Officials urge completion of gigantic theme park in western Iran

May 1, 2021 - 21:0

TEHRAN – A number of provincial officials have urged to pave the way to complete a gigantic theme park, which is being developed near the city of Malayer in western Iran.

Hamedan province's governor-general, mayor of Malayer, and the governor of the city were amongst officials who visited the Mini World on Thursday.

"Completion of the Mini World complex is one of our important goals in turning Malayer into a tourist destination," IRNA quoted the governor as saying on Friday.  

"All of our efforts are to remove the obstacles to the progress of this huge tourism complex and to accelerate the construction process of this project," the official added.
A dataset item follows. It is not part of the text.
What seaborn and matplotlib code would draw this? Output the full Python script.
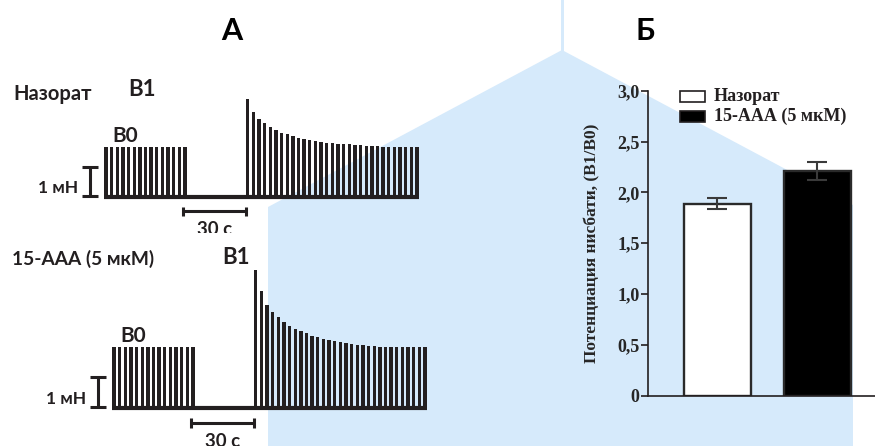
import numpy as np
import pandas as pd
import matplotlib
matplotlib.use("Agg")
import matplotlib.pyplot as plt
from matplotlib.patches import Polygon, Rectangle
import seaborn as sns

# panel A: twitch amplitudes (mN)
control_b0 = [1.71, 1.71, 1.71, 1.71, 1.71, 1.71, 1.71, 1.71, 1.71, 1.71, 1.71, 1.71, 1.71, 1.71, 1.71]
control_b1 = [3.37, 2.94, 2.68, 2.54, 2.41, 2.30, 2.21, 2.16, 2.10, 2.05, 2.01, 1.97, 1.93, 1.91, 1.87, 1.86,
              1.84, 1.83, 1.82, 1.80, 1.79, 1.77, 1.76, 1.75, 1.74, 1.72, 1.72, 1.71, 1.71, 1.71, 1.71]
aaa_b0 = [2.02, 2.02, 2.02, 2.02, 2.02, 2.02, 2.02, 2.02, 2.02, 2.02, 2.02, 2.02, 2.02, 2.02, 2.02]
aaa_b1 = [4.61, 3.91, 3.44, 3.20, 3.02, 2.87, 2.72, 2.63, 2.56, 2.49, 2.41, 2.36, 2.30, 2.27, 2.23, 2.20,
          2.17, 2.13, 2.10, 2.09, 2.07, 2.06, 2.04, 2.03, 2.03, 2.03, 2.02, 2.02, 2.02, 2.02, 2.02]
period_s = 2.7   # stimulation interval
rest_s = 30      # pause between B0 and B1

# panel B: potentiation ratio B1/B0
groups = ["Назорат", "15-ААА (5 мкМ)"]
ratio_mean = [1.89, 2.21]
ratio_sem = [0.05, 0.09]
yticks = [0, 0.5, 1.0, 1.5, 2.0, 2.5, 3.0]
ytick_labels = ["0", "0,5", "1,0", "1,5", "2,0", "2,5", "3,0"]

W, H = 875, 446
INK = "#231f20"
WATER = "#d6eafb"
SANS = ["Lato", "Open Sans", "DejaVu Sans"]
SERIF = ["Liberation Serif", "DejaVu Serif"]

sns.set_theme(style="white")
plt.rcParams["font.family"] = SANS

fig = plt.figure(figsize=(W / 100, H / 100), dpi=100)


def fx(x):
    return x / W


def fy(y):
    return 1 - y / H


def px_axes(x0, y0, x1, y1):
    return fig.add_axes([fx(x0), fy(y1), (x1 - x0) / W, (y1 - y0) / H])


# background watermark
fig.add_artist(Polygon([(fx(268), fy(H + 5)), (fx(268), fy(207)), (fx(562), fy(50)),
                        (fx(853), fy(205)), (fx(853), fy(H + 5))],
                       closed=True, transform=fig.transFigure, color=WATER, lw=0, zorder=-5))
fig.add_artist(Rectangle((fx(560.5), fy(52)), 3 / W, 52 / H, transform=fig.transFigure,
                         color=WATER, lw=0, zorder=-5))


def draw_trace(ax, b0, b1, x_origin, y_base, ppm, pps, region):
    x0, y0, x1, y1 = region
    ax.set_xlim((x0 - x_origin) / pps, (x1 - x_origin) / pps)
    ax.set_ylim((y_base - y1) / ppm, (y_base - y0) / ppm)
    ax.set_axis_off()
    t0 = np.arange(len(b0)) * period_s
    t1 = t0[-1] + rest_s + np.arange(len(b1)) * period_s
    ax.bar(t0, b0, width=1.6, color=INK, linewidth=0, align="center")
    ax.bar(t1, b1, width=1.6, color=INK, linewidth=0, align="center")
    ax.plot([t0[0] - 0.8, t1[-1] + 0.8], [0, 0], color=INK, lw=3, solid_capstyle="butt")
    # 30 s time bar
    ts = t0[-1] - 1
    ax.plot([ts, ts + rest_s], [-0.5, -0.5], color=INK, lw=2.2, solid_capstyle="butt")
    for t in (ts, ts + rest_s):
        ax.plot([t, t], [-0.67, -0.33], color=INK, lw=2.2, solid_capstyle="butt")
    ax.text(ts + rest_s / 2, -0.84, "30 с", ha="center", va="top", fontsize=13.5,
            fontweight="bold", color=INK, clip_on=True)
    # 1 mN scale bar
    sx = -7.5
    ax.plot([sx, sx], [0.05, 1.05], color=INK, lw=2.2, solid_capstyle="butt")
    for v in (0.05, 1.05):
        ax.plot([sx - 3.8, sx + 3.8], [v, v], color=INK, lw=2.2, solid_capstyle="butt")
    ax.text(sx - 6, 0.3, "1 мН", ha="right", va="center", fontsize=12.5, fontweight="bold", color=INK)
    ax.text(3, b0[0] + 0.17, "B0", ha="left", va="baseline", fontsize=15, fontweight="bold", color=INK)


ax_top = px_axes(0, 60, 440, 233)
draw_trace(ax_top, control_b0, control_b1, 106, 197, 29, 2.09, (0, 60, 440, 233))
ax_bot = px_axes(0, 236, 440, 446)
draw_trace(ax_bot, aaa_b0, aaa_b1, 114, 408, 30, 2.09, (0, 236, 440, 446))

fig.text(fx(13), fy(94), "Назорат", ha="left", va="center", fontsize=14.5, fontweight="bold", color=INK)
fig.text(fx(128), fy(90), "B1", ha="left", va="center", fontsize=16, fontweight="bold", color=INK)
fig.text(fx(12), fy(259), "15-ААА (5 мкМ)", ha="left", va="center", fontsize=13.8, fontweight="bold", color=INK)
fig.text(fx(222), fy(258), "B1", ha="left", va="center", fontsize=16, fontweight="bold", color=INK)
fig.text(fx(232), fy(31), "А", ha="center", va="center", fontsize=22, fontweight="bold", color="black")
fig.text(fx(645), fy(31), "Б", ha="center", va="center", fontsize=22, fontweight="bold", color="black")

# panel B
df = pd.DataFrame({"group": groups, "ratio": ratio_mean})
axb = px_axes(648, 90.7, 900, 395.7)
axb.set_facecolor("none")
sns.barplot(data=df, x="group", y="ratio", hue="group", palette=["white", "black"],
            width=0.67, edgecolor="#2a2a2a", linewidth=1.7, errorbar=None, legend=False, ax=axb)
axb.errorbar(x=[0, 1], y=ratio_mean, yerr=ratio_sem, fmt="none", ecolor="#3a3a3a",
             elinewidth=1.5, capsize=7, capthick=1.5)
axb.set_xlim(-0.69, 1.83)
axb.set_ylim(0, 3.0)
axb.set_yticks(yticks, ytick_labels, fontfamily=SERIF, fontweight="bold", fontsize=13)
axb.tick_params(axis="y", length=5, width=1.2, pad=1, direction="out", left=True, color=INK)
axb.tick_params(axis="x", length=0, labelbottom=False)
axb.set_xlabel("")
axb.set_ylabel("Потенциация нисбати, (В1/В0)", fontfamily=SERIF, fontweight="bold", fontsize=12.5)
axb.yaxis.set_label_coords(-0.19, 0.5)
sns.despine(ax=axb)
for s in ("left", "bottom"):
    axb.spines[s].set_linewidth(1.2)
    axb.spines[s].set_color(INK)

# legend drawn as boxes + labels
for (ytop, fill, label) in [(90.7, "white", groups[0]), (111, "black", groups[1])]:
    fig.add_artist(Rectangle((fx(680), fy(ytop + 11)), 25 / W, 11 / H, transform=fig.transFigure,
                             facecolor=fill, edgecolor=INK, lw=1.2))
    fig.text(fx(714), fy(ytop + 5.5), label, ha="left", va="center", fontfamily=SERIF,
             fontweight="bold", fontsize=13, color=INK)

fig.savefig("out.png", dpi=100)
As a window to the world, the theme park is estimated to lure more travelers to Malayer, which has earned a national reputation for its rugs and popular parks.

The project is said to be the first of its kind in West Asia and fourth in the world next to similar projects in Japan, Belgium, and China.

Replicas of Easter Island’s moai statues, the Eiffel Tower, Si-o-Se Pol (Bridge of Thirty-Three Arches), the Hafez mausoleum, the Leaning Tower of Pisa, and some Achaemenian-era sites are amongst tens of monuments one can see within the theme park so far.

A hub of woodcarving

Malayer may be top on the list for those who are interested to visit a woodcarving hub. The west-central Iranian town is named a global hub for woodcarving and carved-wood furniture by the World Crafts Council - Asia Pacific Region (WCC-APR).

Located in Hamedan province, the ancient city is home to over 4,000 furniture workshops in which more than 8,000 wood masters and some 25,000 crafters are engaged.

Although the art had been practiced in Malayer for a long time ago, it is about a half-century that it has gained prosperity in the region. In some cases, the whole family is occupied with traditional furniture making and although they didn't make much money this way, their love for handicrafts and the increasing perseverance of woodcarving artists of Malayer shows today a new face of this art-craft to the world.

Artists and crafter of this region use the wood of beech, walnut, and plane trees to make different products such as traditional, classic, steel, and sofa furniture. Their other products are dining table, desk, all kinds of chair, bed, and decorative pieces.

Currently, some 60 percent of the furniture and woodcarving products in Iran are reportedly produced in Malayer and they are sent to various Iranian cities or being exported to Central Asian countries, Persian Gulf littoral states, Turkey, and Iraq amongst some others. Known in classical times as Ecbatana, Hamedan was one of the ancient world’s greatest cities. Pitifully little remains from antiquity, but significant parts of the city center are given over to excavations, and there’s a scattering of historical curiosities.